Traditional simulations of systems governed by Lagrangian dynamics—such as fluid flows, elastoplastic deformation, and granular media—require solving computationally intensive partial differential equations (PDEs) over high-resolution spatial domains. While neural reduced-order modeling (ROM) techniques have emerged to lower costs by using low-dimensional latent representations, they often struggle to capture highly localized, dynamic behaviors because their latent states represent the entire global domain.

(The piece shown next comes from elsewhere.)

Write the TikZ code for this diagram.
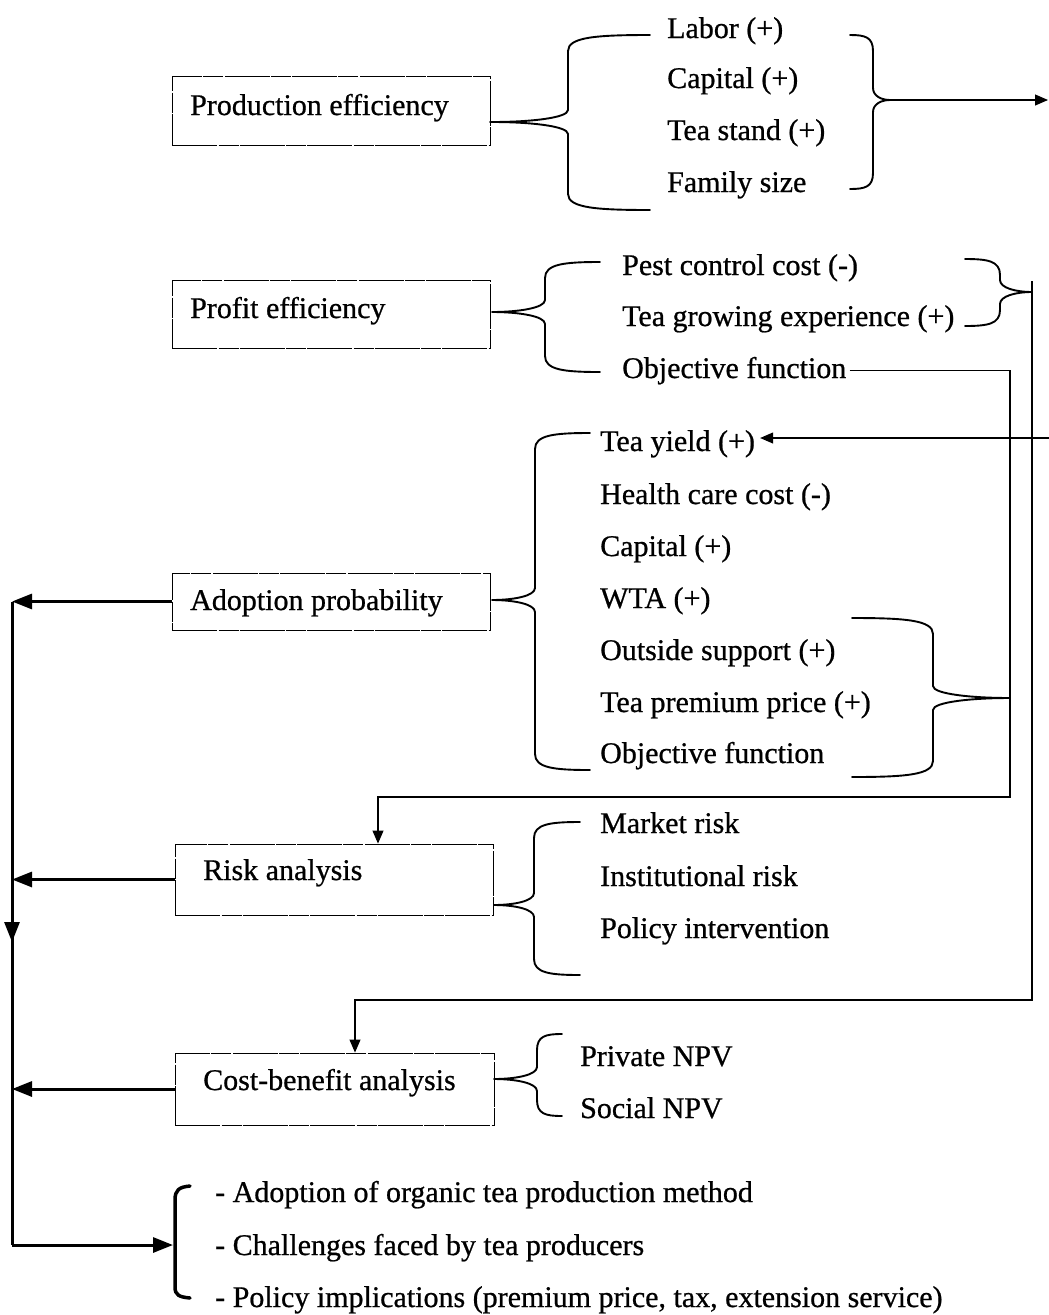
\documentclass[tikz,border=0pt]{standalone}
\usepackage{fontspec}
\setmainfont{Liberation Serif}[FakeBold=0.7]
\usetikzlibrary{arrows.meta}
\tikzset{
  box/.style={draw, line width=0.9pt, dash pattern=on 45pt off 1.5pt on 20pt off 1pt, inner sep=0pt},
  lbl/.style={font=\fontsize{30}{36}\selectfont, inner sep=0pt, anchor=base west},
  brace/.style={line width=1.9pt, line cap=round, line join=round},
  conn/.style={line width=1.1pt},
  bus/.style={line width=3pt},
  tipS/.style={-{Triangle[length=13pt,width=11pt]}},
  tipL/.style={-{Triangle[length=20pt,width=15pt]}},
}
% tipx tipy vx top bottom endx
\newcommand{\mybrace}[6]{%
\draw[brace] (#6,#4) .. controls ({#3+0.35*(#6-#3)},#4) and (#3,{#4+2}) .. (#3,{#4+16})
 -- (#3,{#2-12}) .. controls (#3,{#2-4}) and ({#3+0.5*(#1-#3)},#2) .. (#1,#2)
 .. controls ({#3+0.5*(#1-#3)},#2) and (#3,{#2+4}) .. (#3,{#2+12})
 -- (#3,{#5-16}) .. controls (#3,{#5-2}) and ({#3+0.35*(#6-#3)},#5) .. (#6,#5);}
\begin{document}
\begin{tikzpicture}[x=1pt,y=-1pt]
\useasboundingbox (0,0) rectangle (1049,1315);

% boxes
\node[box, minimum width=318pt, minimum height=69pt] (prod) at (331,110.5) {};
\node[lbl] (prodT) at (190,115) {Production efficiency};
\node[box, minimum width=318pt, minimum height=68pt] (prof) at (331,314) {};
\node[lbl] (profT) at (190,318) {Profit efficiency};
\node[box, minimum width=318pt, minimum height=57pt] (adop) at (331,601.5) {};
\node[lbl] (adopT) at (190,610) {Adoption probability};
\node[box, minimum width=318pt, minimum height=71pt] (risk) at (334,879.5) {};
\node[lbl] (riskT) at (203,880) {Risk analysis};
\node[box, minimum width=319pt, minimum height=72pt] (cba) at (334.5,1089) {};
\node[lbl] (cbaT) at (203,1090) {Cost-benefit analysis};

% items: production
\node[lbl] (lab) at (667,38) {Labor (+)};
\node[lbl] (cap1) at (667,88) {Capital (+)};
\node[lbl] (stand) at (667,140) {Tea stand (+)};
\node[lbl] (fam) at (667,192) {Family size};
% profit
\node[lbl] (pest) at (622,275) {Pest control cost (-)};
\node[lbl] (exp) at (622,326) {Tea growing experience (+)};
\node[lbl] (objP) at (622,378) {Objective function};
% adoption
\node[lbl] (ty) at (600,451) {Tea yield (+)};
\node[lbl] (hc) at (600,504) {Health care cost (-)};
\node[lbl] (cap2) at (600,556) {Capital (+)};
\node[lbl] (wta) at (600,608) {WTA (+)};
\node[lbl] (out) at (600,660) {Outside support (+)};
\node[lbl] (prem) at (600,712) {Tea premium price (+)};
\node[lbl] (objA) at (600,763) {Objective function};
% risk
\node[lbl] (mr) at (600,833) {Market risk};
\node[lbl] (ir) at (600,886) {Institutional risk};
\node[lbl] (pi) at (600,938) {Policy intervention};
% cba
\node[lbl] (pnpv) at (580,1066) {Private NPV};
\node[lbl] (snpv) at (580,1118) {Social NPV};
% conclusions
\node[lbl] (c1) at (215,1202) {- Adoption of organic tea production method};
\node[lbl] (c2) at (215,1255) {- Challenges faced by tea producers};
\node[lbl] (c3) at (215,1307) {- Policy implications (premium price, tax, extension service)};

% braces
\mybrace{492}{122}{568}{35}{210}{650}
\draw[brace] (490,122) -- (492,122);
\mybrace{890}{100}{873}{35}{189}{850}
\mybrace{492}{312}{545}{262}{372}{600}
\mybrace{1032}{292}{1000}{259}{326}{965}
\mybrace{492}{600}{535}{433}{770}{590}
\mybrace{1010}{698}{933}{618}{777}{852}
\mybrace{494}{905}{534}{822}{975}{580}
\mybrace{494}{1079}{537}{1034}{1116}{562}
\draw[line width=3.5pt, line cap=round] (190,1186) .. controls (179,1187) and (175,1190) .. (175,1200)
  -- (175,1287) .. controls (175,1295) and (179,1297) .. (190,1298);

% coordinates
\coordinate (prodTip) at (890,100);
\coordinate (outA) at (1048,100);
\coordinate (profTip) at (1032,292);
\coordinate (tyIn) at (1049,438);
\coordinate (busTop) at (12,601.5);
\coordinate (busBot) at (12,1245);
\coordinate (bkt) at (173,1245);

% right-side connectors
\draw[conn, tipS] (prodTip) -- (outA);
\draw[conn, tipS] ([xshift=3pt]objP.east) -| (1010,797) -| ([xshift=44pt]risk.north);
\draw[conn] (1032,281) -- (profTip);
\draw[conn, tipS] (profTip) -- (1032,1000) -| ([xshift=20.5pt]cba.north);
\draw[conn, tipS] (tyIn) -- ([xshift=5pt]ty.east |- tyIn);

% left bus
\draw[bus] ([yshift=-1.5pt]busTop) -- (busBot);
\draw[bus, tipL] (busTop) -- (12,942);
\draw[bus, tipL] (adop.west) -- (busTop);
\draw[bus, tipL] (risk.west) -- (risk.west -| busTop);
\draw[bus, tipL] (cba.west) -- (cba.west -| busTop);
\draw[bus, tipL] (busBot) -- (bkt);
\end{tikzpicture}
\end{document}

How GIOROM's Particle-Based Approach Works
The core innovation of GIOROM is its shift from a global, Eulerian grid to a local, particle-based sampling framework. Instead of modeling the entire domain, the framework evolves the Lagrangian system directly in physical space over the particles themselves. This sampling-based reduction leverages data-driven neural PDE operators to actively decrease the number of degrees of freedom that need computation.
A critical challenge for any sampling method is the ability to query the system state at arbitrary spatial locations not occupied by a sample particle. GIOROM solves this with a novel, learnable kernel parameterization. This component uses local spatial information from the time-evolved sample particles to intelligently infer and reconstruct the complete underlying solution manifold, enabling accurate evaluations anywhere in the domain.

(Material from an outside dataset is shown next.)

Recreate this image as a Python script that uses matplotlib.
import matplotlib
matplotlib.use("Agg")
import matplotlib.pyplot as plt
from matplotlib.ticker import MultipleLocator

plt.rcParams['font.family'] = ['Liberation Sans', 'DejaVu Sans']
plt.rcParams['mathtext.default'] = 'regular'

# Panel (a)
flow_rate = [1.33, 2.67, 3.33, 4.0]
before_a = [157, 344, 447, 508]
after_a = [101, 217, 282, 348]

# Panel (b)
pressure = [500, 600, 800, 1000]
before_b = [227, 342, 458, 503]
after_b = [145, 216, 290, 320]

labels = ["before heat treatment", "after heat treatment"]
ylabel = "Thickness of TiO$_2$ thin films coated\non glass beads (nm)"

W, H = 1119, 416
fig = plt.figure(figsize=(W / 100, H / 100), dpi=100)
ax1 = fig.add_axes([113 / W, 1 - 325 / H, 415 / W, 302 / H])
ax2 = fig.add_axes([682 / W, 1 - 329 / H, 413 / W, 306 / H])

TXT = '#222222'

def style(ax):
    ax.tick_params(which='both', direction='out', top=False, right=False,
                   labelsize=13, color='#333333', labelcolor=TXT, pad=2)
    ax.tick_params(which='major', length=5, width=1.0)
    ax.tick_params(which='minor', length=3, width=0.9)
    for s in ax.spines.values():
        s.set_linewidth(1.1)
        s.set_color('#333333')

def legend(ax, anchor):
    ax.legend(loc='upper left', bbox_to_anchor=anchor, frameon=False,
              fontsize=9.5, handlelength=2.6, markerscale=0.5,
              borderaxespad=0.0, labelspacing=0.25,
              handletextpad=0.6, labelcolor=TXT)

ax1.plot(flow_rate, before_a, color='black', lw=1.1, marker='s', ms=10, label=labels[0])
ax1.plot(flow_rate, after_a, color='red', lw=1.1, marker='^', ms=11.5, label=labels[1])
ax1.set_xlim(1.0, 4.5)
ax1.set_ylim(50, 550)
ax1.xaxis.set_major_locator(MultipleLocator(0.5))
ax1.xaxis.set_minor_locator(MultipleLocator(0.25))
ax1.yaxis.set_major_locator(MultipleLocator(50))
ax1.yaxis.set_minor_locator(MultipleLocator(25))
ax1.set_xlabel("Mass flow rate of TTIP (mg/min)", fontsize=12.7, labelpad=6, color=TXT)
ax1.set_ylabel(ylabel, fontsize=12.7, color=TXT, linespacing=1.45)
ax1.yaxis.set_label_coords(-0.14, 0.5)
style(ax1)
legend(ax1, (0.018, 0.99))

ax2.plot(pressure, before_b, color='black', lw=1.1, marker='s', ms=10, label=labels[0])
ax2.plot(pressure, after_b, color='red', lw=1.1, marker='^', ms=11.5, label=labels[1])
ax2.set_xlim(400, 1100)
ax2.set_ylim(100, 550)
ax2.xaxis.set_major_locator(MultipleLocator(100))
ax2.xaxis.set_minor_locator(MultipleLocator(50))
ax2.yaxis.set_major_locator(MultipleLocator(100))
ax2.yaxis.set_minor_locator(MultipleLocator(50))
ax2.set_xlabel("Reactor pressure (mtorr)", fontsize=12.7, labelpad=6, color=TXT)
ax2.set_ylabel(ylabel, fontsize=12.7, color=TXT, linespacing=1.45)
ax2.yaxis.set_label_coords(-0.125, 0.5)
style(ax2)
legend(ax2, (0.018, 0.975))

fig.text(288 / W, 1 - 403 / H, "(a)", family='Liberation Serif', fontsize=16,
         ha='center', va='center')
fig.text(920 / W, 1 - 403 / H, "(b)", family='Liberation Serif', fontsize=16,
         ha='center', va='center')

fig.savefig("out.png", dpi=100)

Empirical Performance Across Diverse Physics
The research team validated GIOROM across a spectrum of challenging Lagrangian physics regimes. The framework demonstrated robust performance and high-fidelity evaluations in simulations of turbulent fluid flows, the complex interactions of granular media, and the deformation and failure seen in elastoplastic dynamics.
In these tests, GIOROM consistently achieved its substantial reductions in problem dimensionality—from 6.6 times up to 32 times smaller than the original high-resolution input—without sacrificing simulation accuracy. This balance of efficiency and precision highlights its potential as a general-purpose tool for computational physics.
Why This Matters for Science and Engineering
- Unlocks New Simulations: By drastically cutting computational expense, GIOROM makes high-fidelity modeling of extremely dynamic, localized phenomena—previously too costly—feasible for researchers and engineers.
- Bridges a Key Gap: It addresses a fundamental weakness in neural ROMs by providing a geometry-informed, local approach that excels where global latent representations fail, particularly in fluid dynamics.
- Promotes Open Science: The authors have made all code and data publicly available on GitHub, encouraging rapid adoption, validation, and further development within the computational science community.
The introduction of GIOROM represents a significant step forward in scientific machine learning, offering a more efficient and geometrically intuitive path to simulating some of nature's most complex physical systems. Its open-source release ensures this advanced sampling-based reduction framework will be accessible for accelerating discovery across multiple disciplines.